Write out the full listing exactly as given, minus the images.

AVAILABLE DATA:
════

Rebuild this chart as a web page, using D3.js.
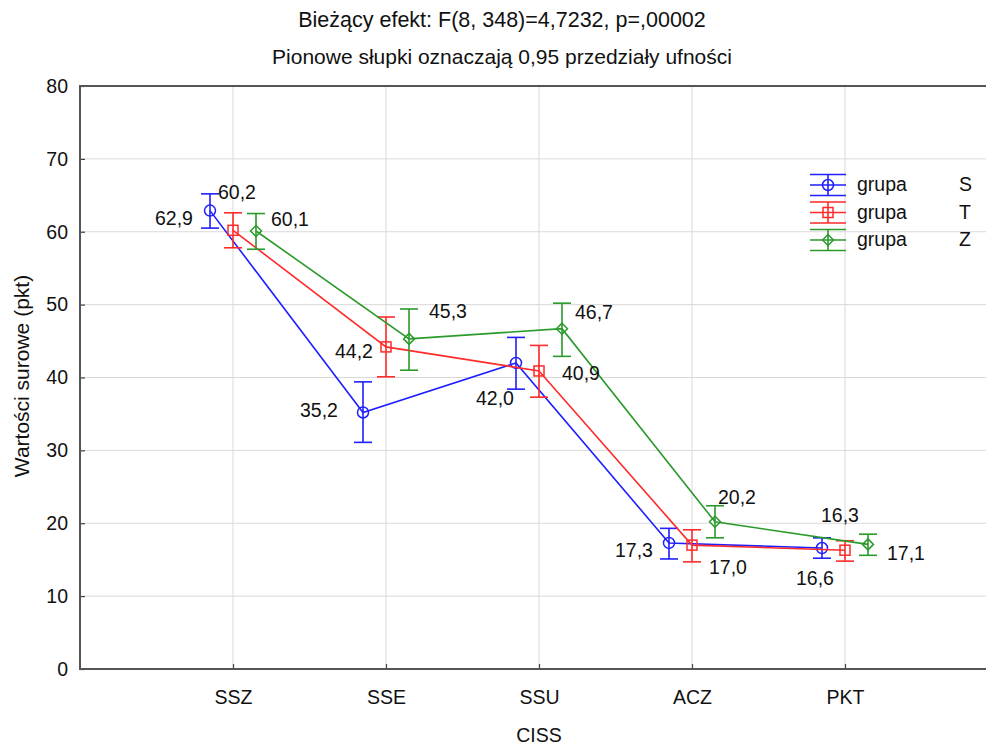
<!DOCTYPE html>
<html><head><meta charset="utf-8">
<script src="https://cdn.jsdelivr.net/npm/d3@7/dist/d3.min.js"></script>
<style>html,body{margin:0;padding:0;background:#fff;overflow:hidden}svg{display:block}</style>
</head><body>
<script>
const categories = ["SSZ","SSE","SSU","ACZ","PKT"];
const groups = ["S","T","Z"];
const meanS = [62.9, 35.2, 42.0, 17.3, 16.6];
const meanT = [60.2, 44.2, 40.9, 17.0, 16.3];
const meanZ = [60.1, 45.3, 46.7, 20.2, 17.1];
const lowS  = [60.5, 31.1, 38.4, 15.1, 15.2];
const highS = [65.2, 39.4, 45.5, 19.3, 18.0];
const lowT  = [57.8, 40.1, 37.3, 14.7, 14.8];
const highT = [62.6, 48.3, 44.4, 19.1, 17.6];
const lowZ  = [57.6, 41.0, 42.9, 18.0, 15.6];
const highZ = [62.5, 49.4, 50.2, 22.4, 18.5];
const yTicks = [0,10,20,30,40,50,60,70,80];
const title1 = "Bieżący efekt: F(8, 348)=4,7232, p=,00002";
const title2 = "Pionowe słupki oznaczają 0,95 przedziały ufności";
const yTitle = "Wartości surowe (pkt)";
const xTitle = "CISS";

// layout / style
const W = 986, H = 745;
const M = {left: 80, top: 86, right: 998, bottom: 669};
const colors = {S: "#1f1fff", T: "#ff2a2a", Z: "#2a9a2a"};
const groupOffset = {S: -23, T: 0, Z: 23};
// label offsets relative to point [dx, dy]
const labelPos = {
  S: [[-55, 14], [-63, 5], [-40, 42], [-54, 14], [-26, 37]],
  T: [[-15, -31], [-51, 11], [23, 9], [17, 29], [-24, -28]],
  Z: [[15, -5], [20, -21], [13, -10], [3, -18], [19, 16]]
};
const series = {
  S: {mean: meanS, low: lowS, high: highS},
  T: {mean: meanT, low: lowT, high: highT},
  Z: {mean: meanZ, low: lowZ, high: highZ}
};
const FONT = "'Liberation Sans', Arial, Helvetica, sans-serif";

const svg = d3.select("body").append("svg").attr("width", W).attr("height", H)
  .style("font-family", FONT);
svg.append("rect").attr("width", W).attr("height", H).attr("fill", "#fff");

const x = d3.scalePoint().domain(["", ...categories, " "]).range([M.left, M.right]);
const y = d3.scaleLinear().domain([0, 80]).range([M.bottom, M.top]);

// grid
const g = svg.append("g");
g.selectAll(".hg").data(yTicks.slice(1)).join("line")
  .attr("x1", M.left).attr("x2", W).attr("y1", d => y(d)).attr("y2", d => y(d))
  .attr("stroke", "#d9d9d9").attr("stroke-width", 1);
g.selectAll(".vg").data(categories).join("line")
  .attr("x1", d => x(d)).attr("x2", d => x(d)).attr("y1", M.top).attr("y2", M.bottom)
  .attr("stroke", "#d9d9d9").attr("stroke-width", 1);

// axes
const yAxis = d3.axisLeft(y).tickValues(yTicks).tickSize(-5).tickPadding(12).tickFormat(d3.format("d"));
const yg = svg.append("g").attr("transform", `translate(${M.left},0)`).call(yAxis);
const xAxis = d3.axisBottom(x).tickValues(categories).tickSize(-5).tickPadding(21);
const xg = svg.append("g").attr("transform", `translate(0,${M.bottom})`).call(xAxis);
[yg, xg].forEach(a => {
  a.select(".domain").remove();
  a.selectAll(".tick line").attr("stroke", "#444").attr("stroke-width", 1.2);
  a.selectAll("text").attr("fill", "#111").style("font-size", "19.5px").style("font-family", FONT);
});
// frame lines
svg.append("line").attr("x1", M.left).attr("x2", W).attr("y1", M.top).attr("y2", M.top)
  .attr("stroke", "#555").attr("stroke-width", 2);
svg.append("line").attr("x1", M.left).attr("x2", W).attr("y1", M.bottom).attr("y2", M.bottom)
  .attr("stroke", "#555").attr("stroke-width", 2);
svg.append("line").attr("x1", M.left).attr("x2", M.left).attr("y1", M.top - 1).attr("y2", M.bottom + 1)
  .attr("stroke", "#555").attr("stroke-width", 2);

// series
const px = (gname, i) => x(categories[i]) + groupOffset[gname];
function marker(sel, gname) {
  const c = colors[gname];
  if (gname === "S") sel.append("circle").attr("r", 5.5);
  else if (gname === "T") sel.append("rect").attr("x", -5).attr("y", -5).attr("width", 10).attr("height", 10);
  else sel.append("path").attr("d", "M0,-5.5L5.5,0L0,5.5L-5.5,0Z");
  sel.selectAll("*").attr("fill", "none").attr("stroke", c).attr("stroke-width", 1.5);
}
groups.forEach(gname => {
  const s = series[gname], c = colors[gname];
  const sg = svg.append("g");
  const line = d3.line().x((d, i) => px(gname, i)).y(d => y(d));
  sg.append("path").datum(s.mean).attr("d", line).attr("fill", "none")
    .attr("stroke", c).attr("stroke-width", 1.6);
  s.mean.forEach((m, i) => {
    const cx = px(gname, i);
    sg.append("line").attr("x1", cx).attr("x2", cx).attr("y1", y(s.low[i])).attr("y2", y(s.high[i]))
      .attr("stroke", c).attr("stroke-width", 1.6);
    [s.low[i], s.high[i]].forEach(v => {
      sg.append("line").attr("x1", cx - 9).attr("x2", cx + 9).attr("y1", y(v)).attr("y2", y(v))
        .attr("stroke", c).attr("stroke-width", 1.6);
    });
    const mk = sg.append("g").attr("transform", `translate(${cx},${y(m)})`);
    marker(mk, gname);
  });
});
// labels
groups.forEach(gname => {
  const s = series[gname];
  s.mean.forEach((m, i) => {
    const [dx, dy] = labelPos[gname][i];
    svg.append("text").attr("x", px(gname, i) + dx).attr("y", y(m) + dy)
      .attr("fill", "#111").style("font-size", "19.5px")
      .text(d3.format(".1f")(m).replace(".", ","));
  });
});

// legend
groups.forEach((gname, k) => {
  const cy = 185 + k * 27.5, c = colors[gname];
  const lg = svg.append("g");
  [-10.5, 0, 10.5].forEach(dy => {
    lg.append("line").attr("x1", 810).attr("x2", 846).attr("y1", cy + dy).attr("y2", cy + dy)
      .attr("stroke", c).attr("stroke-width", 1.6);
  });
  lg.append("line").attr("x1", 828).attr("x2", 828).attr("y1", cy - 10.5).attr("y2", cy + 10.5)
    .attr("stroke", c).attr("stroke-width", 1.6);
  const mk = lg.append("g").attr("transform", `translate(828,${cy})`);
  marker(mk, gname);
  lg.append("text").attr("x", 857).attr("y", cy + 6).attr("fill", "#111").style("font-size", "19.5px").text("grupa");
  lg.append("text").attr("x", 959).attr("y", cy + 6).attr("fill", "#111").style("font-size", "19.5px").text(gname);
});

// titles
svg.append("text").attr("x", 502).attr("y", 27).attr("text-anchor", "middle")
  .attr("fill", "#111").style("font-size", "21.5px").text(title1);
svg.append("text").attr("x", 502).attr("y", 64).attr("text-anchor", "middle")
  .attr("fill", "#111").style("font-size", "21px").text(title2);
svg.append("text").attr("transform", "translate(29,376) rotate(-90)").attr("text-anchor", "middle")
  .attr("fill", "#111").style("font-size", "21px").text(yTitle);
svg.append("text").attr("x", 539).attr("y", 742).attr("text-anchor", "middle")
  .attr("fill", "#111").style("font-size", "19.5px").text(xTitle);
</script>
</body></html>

════

EXERCISE OUTPUT:
Rebuild this chart as a web page, using D3.js.
<!DOCTYPE html>
<html><head><meta charset="utf-8">
<script src="https://cdn.jsdelivr.net/npm/d3@7/dist/d3.min.js"></script>
<style>html,body{margin:0;padding:0;background:#fff;overflow:hidden}svg{display:block}</style>
</head><body>
<script>
const categories = ["SSZ","SSE","SSU","ACZ","PKT"];
const groups = ["S","T","Z"];
const meanS = [62.9, 35.2, 42.0, 17.3, 16.6];
const meanT = [60.2, 44.2, 40.9, 17.0, 16.3];
const meanZ = [60.1, 45.3, 46.7, 20.2, 17.1];
const lowS  = [60.5, 31.1, 38.4, 15.1, 15.2];
const highS = [65.2, 39.4, 45.5, 19.3, 18.0];
const lowT  = [57.8, 40.1, 37.3, 14.7, 14.8];
const highT = [62.6, 48.3, 44.4, 19.1, 17.6];
const lowZ  = [57.6, 41.0, 42.9, 18.0, 15.6];
const highZ = [62.5, 49.4, 50.2, 22.4, 18.5];
const yTicks = [0,10,20,30,40,50,60,70,80];
const title1 = "Bieżący efekt: F(8, 348)=4,7232, p=,00002";
const title2 = "Pionowe słupki oznaczają 0,95 przedziały ufności";
const yTitle = "Wartości surowe (pkt)";
const xTitle = "CISS";

// layout / style
const W = 986, H = 745;
const M = {left: 80, top: 86, right: 998, bottom: 669};
const colors = {S: "#1f1fff", T: "#ff2a2a", Z: "#2a9a2a"};
const groupOffset = {S: -23, T: 0, Z: 23};
// label offsets relative to point [dx, dy]
const labelPos = {
  S: [[-55, 14], [-63, 5], [-40, 42], [-54, 14], [-26, 37]],
  T: [[-15, -31], [-51, 11], [23, 9], [17, 29], [-24, -28]],
  Z: [[15, -5], [20, -21], [13, -10], [3, -18], [19, 16]]
};
const series = {
  S: {mean: meanS, low: lowS, high: highS},
  T: {mean: meanT, low: lowT, high: highT},
  Z: {mean: meanZ, low: lowZ, high: highZ}
};
const FONT = "'Liberation Sans', Arial, Helvetica, sans-serif";

const svg = d3.select("body").append("svg").attr("width", W).attr("height", H)
  .style("font-family", FONT);
svg.append("rect").attr("width", W).attr("height", H).attr("fill", "#fff");

const x = d3.scalePoint().domain(["", ...categories, " "]).range([M.left, M.right]);
const y = d3.scaleLinear().domain([0, 80]).range([M.bottom, M.top]);

// grid
const g = svg.append("g");
g.selectAll(".hg").data(yTicks.slice(1)).join("line")
  .attr("x1", M.left).attr("x2", W).attr("y1", d => y(d)).attr("y2", d => y(d))
  .attr("stroke", "#d9d9d9").attr("stroke-width", 1);
g.selectAll(".vg").data(categories).join("line")
  .attr("x1", d => x(d)).attr("x2", d => x(d)).attr("y1", M.top).attr("y2", M.bottom)
  .attr("stroke", "#d9d9d9").attr("stroke-width", 1);

// axes
const yAxis = d3.axisLeft(y).tickValues(yTicks).tickSize(-5).tickPadding(12).tickFormat(d3.format("d"));
const yg = svg.append("g").attr("transform", `translate(${M.left},0)`).call(yAxis);
const xAxis = d3.axisBottom(x).tickValues(categories).tickSize(-5).tickPadding(21);
const xg = svg.append("g").attr("transform", `translate(0,${M.bottom})`).call(xAxis);
[yg, xg].forEach(a => {
  a.select(".domain").remove();
  a.selectAll(".tick line").attr("stroke", "#444").attr("stroke-width", 1.2);
  a.selectAll("text").attr("fill", "#111").style("font-size", "19.5px").style("font-family", FONT);
});
// frame lines
svg.append("line").attr("x1", M.left).attr("x2", W).attr("y1", M.top).attr("y2", M.top)
  .attr("stroke", "#555").attr("stroke-width", 2);
svg.append("line").attr("x1", M.left).attr("x2", W).attr("y1", M.bottom).attr("y2", M.bottom)
  .attr("stroke", "#555").attr("stroke-width", 2);
svg.append("line").attr("x1", M.left).attr("x2", M.left).attr("y1", M.top - 1).attr("y2", M.bottom + 1)
  .attr("stroke", "#555").attr("stroke-width", 2);

// series
const px = (gname, i) => x(categories[i]) + groupOffset[gname];
function marker(sel, gname) {
  const c = colors[gname];
  if (gname === "S") sel.append("circle").attr("r", 5.5);
  else if (gname === "T") sel.append("rect").attr("x", -5).attr("y", -5).attr("width", 10).attr("height", 10);
  else sel.append("path").attr("d", "M0,-5.5L5.5,0L0,5.5L-5.5,0Z");
  sel.selectAll("*").attr("fill", "none").attr("stroke", c).attr("stroke-width", 1.5);
}
groups.forEach(gname => {
  const s = series[gname], c = colors[gname];
  const sg = svg.append("g");
  const line = d3.line().x((d, i) => px(gname, i)).y(d => y(d));
  sg.append("path").datum(s.mean).attr("d", line).attr("fill", "none")
    .attr("stroke", c).attr("stroke-width", 1.6);
  s.mean.forEach((m, i) => {
    const cx = px(gname, i);
    sg.append("line").attr("x1", cx).attr("x2", cx).attr("y1", y(s.low[i])).attr("y2", y(s.high[i]))
      .attr("stroke", c).attr("stroke-width", 1.6);
    [s.low[i], s.high[i]].forEach(v => {
      sg.append("line").attr("x1", cx - 9).attr("x2", cx + 9).attr("y1", y(v)).attr("y2", y(v))
        .attr("stroke", c).attr("stroke-width", 1.6);
    });
    const mk = sg.append("g").attr("transform", `translate(${cx},${y(m)})`);
    marker(mk, gname);
  });
});
// labels
groups.forEach(gname => {
  const s = series[gname];
  s.mean.forEach((m, i) => {
    const [dx, dy] = labelPos[gname][i];
    svg.append("text").attr("x", px(gname, i) + dx).attr("y", y(m) + dy)
      .attr("fill", "#111").style("font-size", "19.5px")
      .text(d3.format(".1f")(m).replace(".", ","));
  });
});

// legend
groups.forEach((gname, k) => {
  const cy = 185 + k * 27.5, c = colors[gname];
  const lg = svg.append("g");
  [-10.5, 0, 10.5].forEach(dy => {
    lg.append("line").attr("x1", 810).attr("x2", 846).attr("y1", cy + dy).attr("y2", cy + dy)
      .attr("stroke", c).attr("stroke-width", 1.6);
  });
  lg.append("line").attr("x1", 828).attr("x2", 828).attr("y1", cy - 10.5).attr("y2", cy + 10.5)
    .attr("stroke", c).attr("stroke-width", 1.6);
  const mk = lg.append("g").attr("transform", `translate(828,${cy})`);
  marker(mk, gname);
  lg.append("text").attr("x", 857).attr("y", cy + 6).attr("fill", "#111").style("font-size", "19.5px").text("grupa");
  lg.append("text").attr("x", 959).attr("y", cy + 6).attr("fill", "#111").style("font-size", "19.5px").text(gname);
});

// titles
svg.append("text").attr("x", 502).attr("y", 27).attr("text-anchor", "middle")
  .attr("fill", "#111").style("font-size", "21.5px").text(title1);
svg.append("text").attr("x", 502).attr("y", 64).attr("text-anchor", "middle")
  .attr("fill", "#111").style("font-size", "21px").text(title2);
svg.append("text").attr("transform", "translate(29,376) rotate(-90)").attr("text-anchor", "middle")
  .attr("fill", "#111").style("font-size", "21px").text(yTitle);
svg.append("text").attr("x", 539).attr("y", 742).attr("text-anchor", "middle")
  .attr("fill", "#111").style("font-size", "19.5px").text(xTitle);
</script>
</body></html>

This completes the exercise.